[BEGIN Supplied information]

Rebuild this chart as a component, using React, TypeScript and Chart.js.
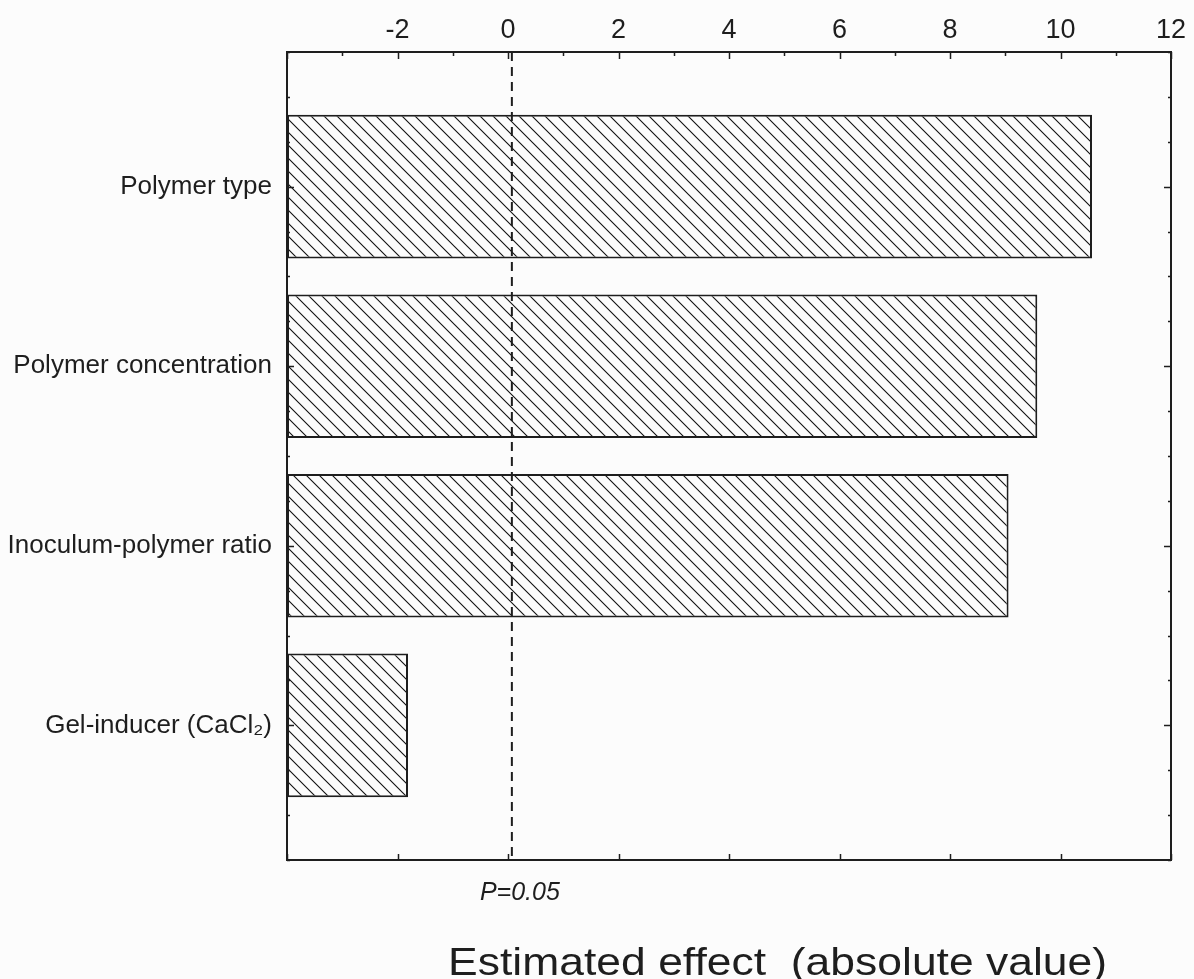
import React, { useEffect, useRef } from 'react';
import { Chart, registerables } from 'chart.js';

Chart.register(...registerables);

// ---- data ----
const CATEGORIES = [
  'Polymer type',
  'Polymer concentration',
  'Inoculum-polymer ratio',
  'Gel-inducer (CaCl₂)',
];
const EFFECTS = [10.57, 9.58, 9.06, -1.81];
const X_MIN = -4;
const X_MAX = 12;
const X_STEP = 2;
const P_LINE = 0.07;
const P_LABEL = 'P=0.05';
const X_TITLE = 'Estimated effect  (absolute value)';

// ---- style ----
const INK = '#1e1e1e';
const BG = '#fcfcfc';
const Y_PAD = 0.75;
const Y_MINOR = 0.25;
const SANS = '"Liberation Sans", Arial, sans-serif';

function makeHatch(target: CanvasRenderingContext2D) {
  const s = 13;
  const c = document.createElement('canvas');
  c.width = s;
  c.height = s;
  const g = c.getContext('2d')!;
  g.fillStyle = BG;
  g.fillRect(0, 0, s, s);
  g.strokeStyle = '#111';
  g.lineWidth = 1.1;
  g.beginPath();
  g.moveTo(-1, -1);
  g.lineTo(s + 1, s + 1);
  g.moveTo(s - 2, -2);
  g.lineTo(s + 2, 2);
  g.moveTo(-2, s - 2);
  g.lineTo(2, s + 2);
  g.stroke();
  return target.createPattern(c, 'repeat');
}

const framePlugin = {
  id: 'frame',
  afterDatasetsDraw(chart: any) {
    const { ctx, chartArea: a, scales } = chart;
    const xs = scales.x;
    const ys = scales.y;
    ctx.save();
    // significance line
    const px = xs.getPixelForValue(P_LINE);
    ctx.strokeStyle = INK;
    ctx.lineWidth = 2;
    ctx.setLineDash([9, 6]);
    ctx.beginPath();
    ctx.moveTo(px, a.top);
    ctx.lineTo(px, a.bottom);
    ctx.stroke();
    ctx.setLineDash([]);
    // frame
    ctx.lineWidth = 2;
    ctx.strokeRect(a.left, a.top, a.right - a.left, a.bottom - a.top);
    // inward ticks
    ctx.lineWidth = 1.5;
    ctx.beginPath();
    const xMinor = X_STEP / 2;
    for (let v = X_MIN; v <= X_MAX + 1e-9; v += xMinor) {
      const p = Math.round(xs.getPixelForValue(v)) + 0.5;
      const major = Math.abs(v / X_STEP - Math.round(v / X_STEP)) < 1e-6;
      ctx.moveTo(p, a.top);
      ctx.lineTo(p, a.top + (major ? 7 : 4));
      if (major) {
        ctx.moveTo(p, a.bottom);
        ctx.lineTo(p, a.bottom - 6);
      }
    }
    for (let v = ys.min; v <= ys.max + 1e-9; v += Y_MINOR) {
      const p = Math.round(ys.getPixelForValue(v)) + 0.5;
      const major = Math.abs(v - Math.round(v)) < 1e-6;
      const len = major ? 7 : 3;
      ctx.moveTo(a.right, p);
      ctx.lineTo(a.right - len, p);
      ctx.moveTo(a.left, p);
      ctx.lineTo(a.left + len, p);
    }
    ctx.stroke();
    ctx.restore();
  },
  afterDraw(chart: any) {
    const { ctx, chartArea: a, scales } = chart;
    const px = scales.x.getPixelForValue(P_LINE);
    ctx.save();
    ctx.fillStyle = INK;
    ctx.textAlign = 'center';
    ctx.textBaseline = 'alphabetic';
    ctx.font = `italic 25px ${SANS}`;
    ctx.fillText(P_LABEL, px + 8, a.bottom + 40);
    ctx.translate(a.left + (a.right - a.left) * 0.555, a.bottom + 115);
    ctx.scale(1.14, 1);
    ctx.font = `39px ${SANS}`;
    ctx.fillText(X_TITLE, 0, 0);
    ctx.restore();
  },
};

export default function App() {
  const ref = useRef<HTMLCanvasElement>(null);

  useEffect(() => {
    const canvas = ref.current!;
    const ctx = canvas.getContext('2d')!;
    const hatch = makeHatch(ctx);
    const chart = new Chart(ctx, {
      type: 'bar',
      data: {
        datasets: [
          {
            data: EFFECTS.map((v, i) => ({ x: v, y: i })) as any,
            base: X_MIN,
            backgroundColor: hatch as any,
            borderColor: INK,
            borderWidth: 2,
            borderSkipped: false,
            barPercentage: 0.8,
            categoryPercentage: 1,
          } as any,
        ],
      },
      options: {
        indexAxis: 'y',
        animation: false,
        responsive: false,
        events: [],
        layout: { padding: { left: 0, top: 0, right: 23, bottom: 119 } },
        plugins: {
          legend: { display: false },
          tooltip: { enabled: false },
          title: { display: false },
        },
        scales: {
          x: {
            type: 'linear',
            position: 'top',
            min: X_MIN,
            max: X_MAX,
            offset: false,
            grid: { display: false, drawTicks: false },
            border: { display: false },
            ticks: {
              stepSize: X_STEP,
              padding: 5,
              color: INK,
              font: { family: SANS, size: 27 },
              callback: (v: any) => (Number(v) === X_MIN ? '' : String(v)),
            },
            afterFit: (s: any) => {
              s.height = 52;
            },
          },
          y: {
            type: 'linear',
            position: 'left',
            reverse: true,
            offset: false,
            min: -Y_PAD,
            max: CATEGORIES.length - 1 + Y_PAD,
            grid: { display: false, drawTicks: false, offset: false },
            border: { display: false },
            afterBuildTicks: (s: any) => {
              s.ticks = CATEGORIES.map((_, i) => ({ value: i }));
            },
            ticks: {
              padding: 15,
              color: INK,
              autoSkip: false,
              font: { family: SANS, size: 26 },
              callback: (v: any) => CATEGORIES[Math.round(Number(v))] ?? '',
            },
            afterFit: (s: any) => {
              s.width = 287;
            },
          },
        },
      } as any,
      plugins: [framePlugin],
    });
    return () => chart.destroy();
  }, []);

  return (
    <div
      style={{
        position: 'fixed',
        left: 0,
        top: 0,
        width: 1194,
        height: 979,
        background: BG,
        overflow: 'hidden',
      }}
    >
      <canvas ref={ref} width={1194} height={979} style={{ display: 'block' }} />
    </div>
  );
}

[END Supplied information]

What to do: Skipping the pictures, transcribe each line above exactly as it appears.

Written reply:
Rebuild this chart as a component, using React, TypeScript and Chart.js.
import React, { useEffect, useRef } from 'react';
import { Chart, registerables } from 'chart.js';

Chart.register(...registerables);

// ---- data ----
const CATEGORIES = [
  'Polymer type',
  'Polymer concentration',
  'Inoculum-polymer ratio',
  'Gel-inducer (CaCl₂)',
];
const EFFECTS = [10.57, 9.58, 9.06, -1.81];
const X_MIN = -4;
const X_MAX = 12;
const X_STEP = 2;
const P_LINE = 0.07;
const P_LABEL = 'P=0.05';
const X_TITLE = 'Estimated effect  (absolute value)';

// ---- style ----
const INK = '#1e1e1e';
const BG = '#fcfcfc';
const Y_PAD = 0.75;
const Y_MINOR = 0.25;
const SANS = '"Liberation Sans", Arial, sans-serif';

function makeHatch(target: CanvasRenderingContext2D) {
  const s = 13;
  const c = document.createElement('canvas');
  c.width = s;
  c.height = s;
  const g = c.getContext('2d')!;
  g.fillStyle = BG;
  g.fillRect(0, 0, s, s);
  g.strokeStyle = '#111';
  g.lineWidth = 1.1;
  g.beginPath();
  g.moveTo(-1, -1);
  g.lineTo(s + 1, s + 1);
  g.moveTo(s - 2, -2);
  g.lineTo(s + 2, 2);
  g.moveTo(-2, s - 2);
  g.lineTo(2, s + 2);
  g.stroke();
  return target.createPattern(c, 'repeat');
}

const framePlugin = {
  id: 'frame',
  afterDatasetsDraw(chart: any) {
    const { ctx, chartArea: a, scales } = chart;
    const xs = scales.x;
    const ys = scales.y;
    ctx.save();
    // significance line
    const px = xs.getPixelForValue(P_LINE);
    ctx.strokeStyle = INK;
    ctx.lineWidth = 2;
    ctx.setLineDash([9, 6]);
    ctx.beginPath();
    ctx.moveTo(px, a.top);
    ctx.lineTo(px, a.bottom);
    ctx.stroke();
    ctx.setLineDash([]);
    // frame
    ctx.lineWidth = 2;
    ctx.strokeRect(a.left, a.top, a.right - a.left, a.bottom - a.top);
    // inward ticks
    ctx.lineWidth = 1.5;
    ctx.beginPath();
    const xMinor = X_STEP / 2;
    for (let v = X_MIN; v <= X_MAX + 1e-9; v += xMinor) {
      const p = Math.round(xs.getPixelForValue(v)) + 0.5;
      const major = Math.abs(v / X_STEP - Math.round(v / X_STEP)) < 1e-6;
      ctx.moveTo(p, a.top);
      ctx.lineTo(p, a.top + (major ? 7 : 4));
      if (major) {
        ctx.moveTo(p, a.bottom);
        ctx.lineTo(p, a.bottom - 6);
      }
    }
    for (let v = ys.min; v <= ys.max + 1e-9; v += Y_MINOR) {
      const p = Math.round(ys.getPixelForValue(v)) + 0.5;
      const major = Math.abs(v - Math.round(v)) < 1e-6;
      const len = major ? 7 : 3;
      ctx.moveTo(a.right, p);
      ctx.lineTo(a.right - len, p);
      ctx.moveTo(a.left, p);
      ctx.lineTo(a.left + len, p);
    }
    ctx.stroke();
    ctx.restore();
  },
  afterDraw(chart: any) {
    const { ctx, chartArea: a, scales } = chart;
    const px = scales.x.getPixelForValue(P_LINE);
    ctx.save();
    ctx.fillStyle = INK;
    ctx.textAlign = 'center';
    ctx.textBaseline = 'alphabetic';
    ctx.font = `italic 25px ${SANS}`;
    ctx.fillText(P_LABEL, px + 8, a.bottom + 40);
    ctx.translate(a.left + (a.right - a.left) * 0.555, a.bottom + 115);
    ctx.scale(1.14, 1);
    ctx.font = `39px ${SANS}`;
    ctx.fillText(X_TITLE, 0, 0);
    ctx.restore();
  },
};

export default function App() {
  const ref = useRef<HTMLCanvasElement>(null);

  useEffect(() => {
    const canvas = ref.current!;
    const ctx = canvas.getContext('2d')!;
    const hatch = makeHatch(ctx);
    const chart = new Chart(ctx, {
      type: 'bar',
      data: {
        datasets: [
          {
            data: EFFECTS.map((v, i) => ({ x: v, y: i })) as any,
            base: X_MIN,
            backgroundColor: hatch as any,
            borderColor: INK,
            borderWidth: 2,
            borderSkipped: false,
            barPercentage: 0.8,
            categoryPercentage: 1,
          } as any,
        ],
      },
      options: {
        indexAxis: 'y',
        animation: false,
        responsive: false,
        events: [],
        layout: { padding: { left: 0, top: 0, right: 23, bottom: 119 } },
        plugins: {
          legend: { display: false },
          tooltip: { enabled: false },
          title: { display: false },
        },
        scales: {
          x: {
            type: 'linear',
            position: 'top',
            min: X_MIN,
            max: X_MAX,
            offset: false,
            grid: { display: false, drawTicks: false },
            border: { display: false },
            ticks: {
              stepSize: X_STEP,
              padding: 5,
              color: INK,
              font: { family: SANS, size: 27 },
              callback: (v: any) => (Number(v) === X_MIN ? '' : String(v)),
            },
            afterFit: (s: any) => {
              s.height = 52;
            },
          },
          y: {
            type: 'linear',
            position: 'left',
            reverse: true,
            offset: false,
            min: -Y_PAD,
            max: CATEGORIES.length - 1 + Y_PAD,
            grid: { display: false, drawTicks: false, offset: false },
            border: { display: false },
            afterBuildTicks: (s: any) => {
              s.ticks = CATEGORIES.map((_, i) => ({ value: i }));
            },
            ticks: {
              padding: 15,
              color: INK,
              autoSkip: false,
              font: { family: SANS, size: 26 },
              callback: (v: any) => CATEGORIES[Math.round(Number(v))] ?? '',
            },
            afterFit: (s: any) => {
              s.width = 287;
            },
          },
        },
      } as any,
      plugins: [framePlugin],
    });
    return () => chart.destroy();
  }, []);

  return (
    <div
      style={{
        position: 'fixed',
        left: 0,
        top: 0,
        width: 1194,
        height: 979,
        background: BG,
        overflow: 'hidden',
      }}
    >
      <canvas ref={ref} width={1194} height={979} style={{ display: 'block' }} />
    </div>
  );
}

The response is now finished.